After removing one OSD (on a cluster with 7 node and 80 OSD), we have Health Ceph in Warning.
1 PG is inactive and down.
What can we do to change this state?
Thanks to you.
 
Can you please elaborate more about your cluster? Hardware, configuration, states, etc...
 
In my cluster, I Have 7 node with 5.4.15 PVE version.
Each node have between 5 and 14 OSD, 80 OSD for the cluster.
The state of Ceph is actually HEALTH_ERR:
  • Reduced data availability: 1 pg inactive, 1 pg incomplete (this is the same pg)
  • 294 stuck requests are blocked > 4096 sec. Implicated OSD 28
The concerned pool size is 3/1 with 2048 pg. I know we need to update the pg number to 4096..

The pg incomplete is store on 3 OSD.
 
Each node has approximately:
  • 256Go RAM
  • 2 Xeon
  • Every disk are connected to JBOD (No RAID configuration)
 
The pg incomplete is store on 3 OSD.
That's not certain, since min_size is 1. Never run min_size=1, data might be inflight while no copy is left on disk and that can lead to data loss.

What do the logs say? And what does ceph -s as well as ceph osd df tree say?
 
Ceph -s said:

health: HEALTH_WARN
Reduced Data availability 1 pg inactive, 1 pg incomplete

data:
pool: 4 pools, 3200 pgs
pgs: 0.031% pgs not active
3199 active+clean
1 incomplete


Everything is normal with the ceph osd df tree command..

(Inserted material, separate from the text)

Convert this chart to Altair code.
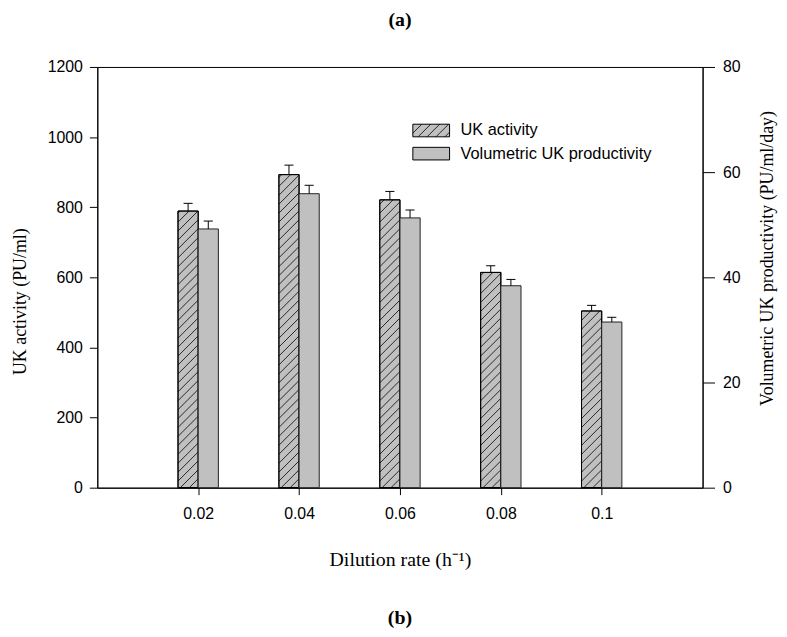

Can I dump this pg on this 3 OSD to see something on the different size of the 3 dump and put the dump on the two other OSD?
The dump size of the pg on the OSD 28 is: 1.5G
The dump size of the pg on the OSD 22 is: 1.5G
The dump size of the pg on the OSD 72 is: 3.5ko

The primary is the OSD 28
 
Last edited:
The situation has changed. I don't know if is good or bad..
Ceph is stin in HEALTH_WARN . But:
  • pg 2.5c1 is stuck peering since forever, current state remapped+peering, last acting [72]
 
  • pg 2.5c1 is stuck peering since forever, current state remapped+peering, last acting [72]
Does OSD 72 still exist? And is the PG still connected to an active OSD?
 
The situation have change again.
I have restore a dump of the pg on the 2 other osd should be contain pg.
Now I have ;
1/3125014 objects unfound
Do you think I can use the command :
  • ceph pg 1.5 mark_unfound_lost delete
 
I have executed the command. The health is now HEALTH_OK.
It is possible do know what we have lost?
We have 3 PGs in active+clean+scubbing+deep. I think is good (more than yestherday..). Next step, is everything is ok is to pass the min_size to 2 on the pool.